The Spirit Level by Seamus Heaney

Usually when I am reading one of Seamus Heaney’s collections, I use a slip of paper as a bookmark and note the poems that strike me as particularly interesting or effective, so that I can have them fresh in my mind when I write about them for Frumious, or as a guide when I return to the collection. With The Spirit Level I abandoned that practice about a quarter of the way through. I was noting practically every poem. The Spirit Level was published the year after Heaney won the Nobel, and it won the Whitbread Book of the Year, and the quality of this collection shows how deserved both awards were.

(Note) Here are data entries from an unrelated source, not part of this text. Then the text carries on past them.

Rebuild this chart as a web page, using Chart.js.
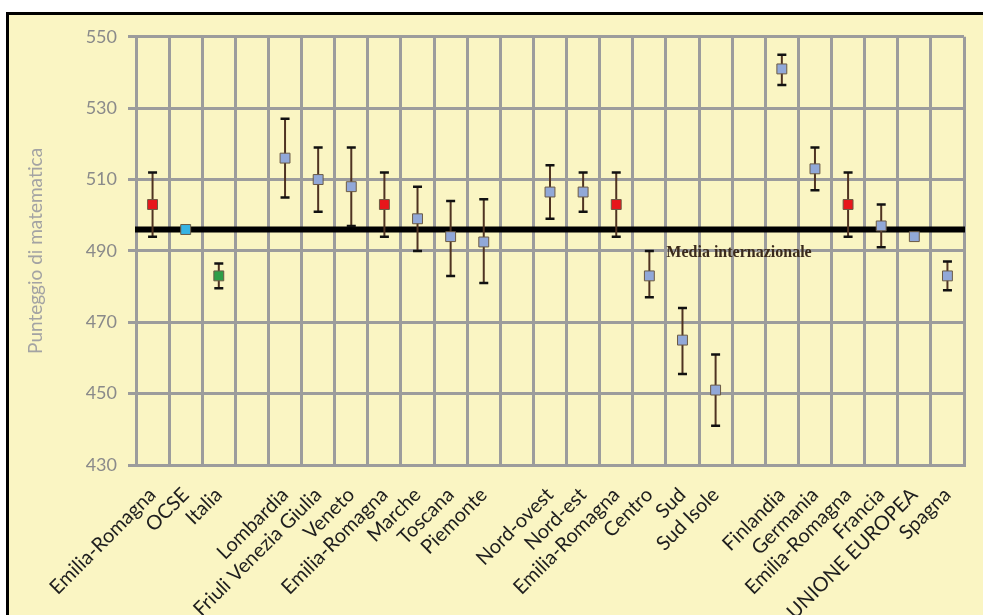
<!DOCTYPE html>
<html lang="it">
<head>
<meta charset="utf-8">
<title>Punteggio di matematica</title>
<script src="https://cdn.jsdelivr.net/npm/chart.js@4.4.1/dist/chart.umd.min.js"></script>
<style>
  html, body { margin: 0; padding: 0; background: #ffffff; overflow: hidden; }
  body { width: 983px; height: 615px; position: relative; }
  .frame {
    position: absolute; left: 6px; top: 12px; width: 1000px; height: 700px;
    border-top: 3px solid #000; border-left: 3px solid #000;
    background: #faf5c3;
  }
  #chart { position: absolute; left: 9px; top: 15px; }
</style>
</head>
<body>
<div class="frame"></div>
<canvas id="chart" width="974" height="600"></canvas>
<script>
// Categories (empty strings separate the groups)
const categories = [
  'Emilia-Romagna', 'OCSE', 'Italia', '',
  'Lombardia', 'Friuli Venezia Giulia', 'Veneto', 'Emilia-Romagna', 'Marche', 'Toscana', 'Piemonte', '',
  'Nord-ovest', 'Nord-est', 'Emilia-Romagna', 'Centro', 'Sud', 'Sud Isole', '',
  'Finlandia', 'Germania', 'Emilia-Romagna', 'Francia', 'UNIONE EUROPEA', 'Spagna'
];

// Mean score and confidence interval bounds
const scores = [503, 496, 483, null, 516, 510, 508, 503, 499, 494, 492.5, null,
                506.5, 506.5, 503, 483, 465, 451, null, 541, 513, 503, 497, 494, 483];
const lower  = [494, null, 479.5, null, 505, 501, 497, 494, 490, 483, 481, null,
                499, 501, 494, 477, 455.5, 441, null, 536.5, 507, 494, 491, null, 479];
const upper  = [512, null, 486.5, null, 527, 519, 519, 512, 508, 504, 504.5, null,
                514, 512, 512, 490, 474, 461, null, 545, 519, 512, 503, null, 487];

// Y axis ticks
const yTicks = [430, 450, 470, 490, 510, 530, 550];

// International average
const mediaInternazionale = 496;
const mediaLabel = 'Media internazionale';

function markerColor(name) {
  if (name === 'Emilia-Romagna') return '#e8161b';
  if (name === 'OCSE') return '#36b3e4';
  if (name === 'Italia') return '#2e9e48';
  return '#91a8d8';
}

// Draws the average line and the error bars beneath the markers
const errorBars = {
  id: 'errorBars',
  beforeDatasetsDraw(chart) {
    const { ctx, chartArea, scales: { x, y } } = chart;
    ctx.save();
    // average line
    const ym = y.getPixelForValue(mediaInternazionale);
    ctx.strokeStyle = '#000';
    ctx.lineWidth = 6;
    ctx.beginPath();
    ctx.moveTo(chartArea.left - 1, ym);
    ctx.lineTo(chartArea.right + 1, ym);
    ctx.stroke();

    // label of the average line
    ctx.fillStyle = '#3a2a1c';
    ctx.font = 'bold 16px "Liberation Serif", serif';
    ctx.textBaseline = 'middle';
    ctx.textAlign = 'left';
    ctx.fillText(mediaLabel, x.getPixelForValue(15) + 17, ym + 23);

    // error bars
    for (let i = 0; i < categories.length; i++) {
      if (lower[i] == null || upper[i] == null) continue;
      const px = x.getPixelForValue(i);
      const yl = y.getPixelForValue(lower[i]);
      const yh = y.getPixelForValue(upper[i]);
      ctx.strokeStyle = '#4f3322';
      ctx.lineWidth = 2;
      ctx.beginPath();
      ctx.moveTo(px, yh);
      ctx.lineTo(px, yl);
      ctx.stroke();
      ctx.strokeStyle = '#111';
      ctx.lineWidth = 2.5;
      ctx.beginPath();
      ctx.moveTo(px - 4.5, yh); ctx.lineTo(px + 4.5, yh);
      ctx.moveTo(px - 4.5, yl); ctx.lineTo(px + 4.5, yl);
      ctx.stroke();
    }
    ctx.restore();
  }
};

const gridColor = '#9c9c9c';

new Chart(document.getElementById('chart'), {
  type: 'line',
  data: {
    labels: categories,
    datasets: [{
      data: scores,
      showLine: false,
      pointStyle: 'rect',
      pointRadius: 7,
      pointHoverRadius: 7,
      pointBorderWidth: 1,
      pointBorderColor: '#6b5a45',
      pointBackgroundColor: categories.map(markerColor)
    }]
  },
  options: {
    responsive: false,
    maintainAspectRatio: false,
    animation: false,
    events: [],
    layout: { padding: { top: 19, right: 19, left: 0, bottom: 0 } },
    plugins: {
      legend: { display: false },
      tooltip: { enabled: false }
    },
    scales: {
      x: {
        type: 'category',
        offset: true,
        grid: { offset: true, color: gridColor, lineWidth: 3, drawTicks: false },
        border: { color: gridColor, width: 3 },
        ticks: {
          autoSkip: false,
          minRotation: 45,
          maxRotation: 45,
          padding: 18,
          color: '#1e1e1e',
          font: { family: 'Lato', size: 20 }
        },
        afterFit(s) { s.height = 150; }
      },
      y: {
        min: 430,
        max: 550,
        afterBuildTicks(s) { s.ticks = yTicks.map(v => ({ value: v })); },
        grid: { color: gridColor, lineWidth: 3, tickLength: 8 },
        border: { color: gridColor, width: 3 },
        ticks: {
          padding: 11,
          color: '#8a8a8a',
          font: { family: 'Lato', size: 18 }
        },
        title: {
          display: true,
          text: 'Punteggio di matematica',
          color: '#a3a3a3',
          font: { family: 'Lato', size: 19 },
          padding: { top: 15, bottom: 0 }
        },
        afterFit(s) { s.width = 127; }
      }
    }
  },
  plugins: [errorBars]
});
</script>
</body>
</html>
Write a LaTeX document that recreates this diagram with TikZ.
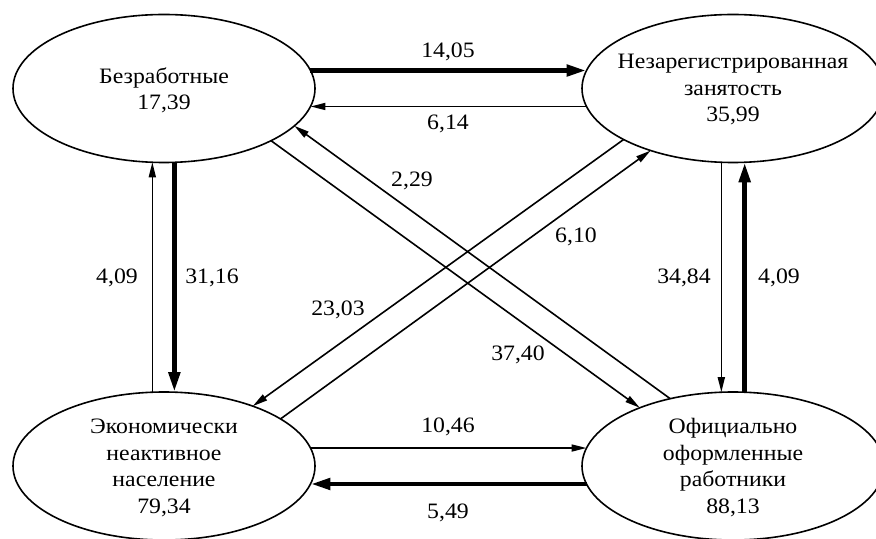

The Spirit Level by Seamus Heaney

The very first lines of the collection —

Upend the rain stick and what happens next
Is a music that you never would have known
To listen for.

— show some of what Heaney is up to. He is giving readers a music they would never have known to listen for. He’s taking a novelty item, the rain stick and capturing both the sensory experience of listening to the stick and its links to greater experiences, the simple wonder of it all.

What happens next
Is undiminished for having happened once,
Twice, ten, a thousand times before.

Is Heaney talking about the sound from the stick, the experience of rain, or the wonder of life itself? Yes.

You are like a rich man entering heaven
Through the ear of a raindrop. Listen now again.

Anyone reading the poem, anyone who has heard a rain stick, or indeed rain, has been improbably given unending gifts. Just pay attention. “Listen now again.”


And so he proceeds through the rest of The Spirit Level. The very next poem, “To a Dutch Potter in Ireland,” links arts, links materials, links conflicts, links people and, by taking a translation as its second part also brings a Dutch poet to Ireland, or at least Heaney’s depiction of Ireland.

Then I entered a strongroom of vocabulary
Where words like urns that had come through the fire
Stood in their bone-dry alcoves next to a kiln

And came away changed.

For most readers of poetry in English, the mention of an urn will bring Keats to mind, and the “strongroom of vocabulary” is like the vast treasury of previous poetry that Heaney can draw on to forge his own, and change them with his creative fire. After this fire, Heaney brings in the other classical elements in the stanzas that follow. “The soils I knew ran dirty. River sand/Was the one clean thing that stayed itself.” He finds something close to the union of these three in Bann clay, “Like wet daylight,” watery earth that’s lit like fire. He says that he and the potter he is addressing — the poem is dedicated to Sonja Landweer — might have known each other in childhood

And might have done the small forbidden things —
Worked at mud-pies or gone too high on swings,
Played ‘secrets’ in the hedge or ‘touching tongues’ —

But did not, in the terrible event.

Landweer’s childhood, from when she was seven to when she was twelve, was marked by the Second World War. The classical element of air enters the poem, location of bombers sent to kill. But Landweer comes through, as Heaney puts it, “Hosannah ex infernis.” The second half of “To a Dutch Potter in Ireland” is a translation of “After Liberation” by J.C. Bloem, who was in his fifties during the war and died just as Heaney was publishing his first collections. Poets and the potter, disparate in ages, linked by events and later by geography.

“Remembered Columns,” a mere two stanzas and eight lines, begins with “The solid letters of the world” and “The marble serifs” taking heavy, seemingly permanent inscriptions and lifts them up through a remembered story “About the Virgin’s house that rose and flew.” The poem’s speaker follows the upward motion “I lift my eyes in a light-headed credo,/Discovering what survives translation true.” The translation here is not just from language to language, but from state to state, from mundane to exalted, from earthly to sublime. And what survives it true? The speaker looks up and finds out. The columns of the title also suggest not only the stone pillars of the first stanza’s images, but the columns of text in the story that the speaker remembers, and the columns of poems that Heaney himself is making.

I stopped at “Remembered Columns” while looking for the poem that contained lines about the spirit level that gave the collection its title. I wanted to talk about the many meanings that Heaney suggests for the name of the tool, the many ideas contained in spirit and level, and all the more in their combination. I had, as mentioned, stopped making notes as I read through the first time. Searching for the phrase, I happened to alight on “Remembered Columns,” but I could have picked practically any poem in The Spirit Level just as profitably. This is a book full of wonders.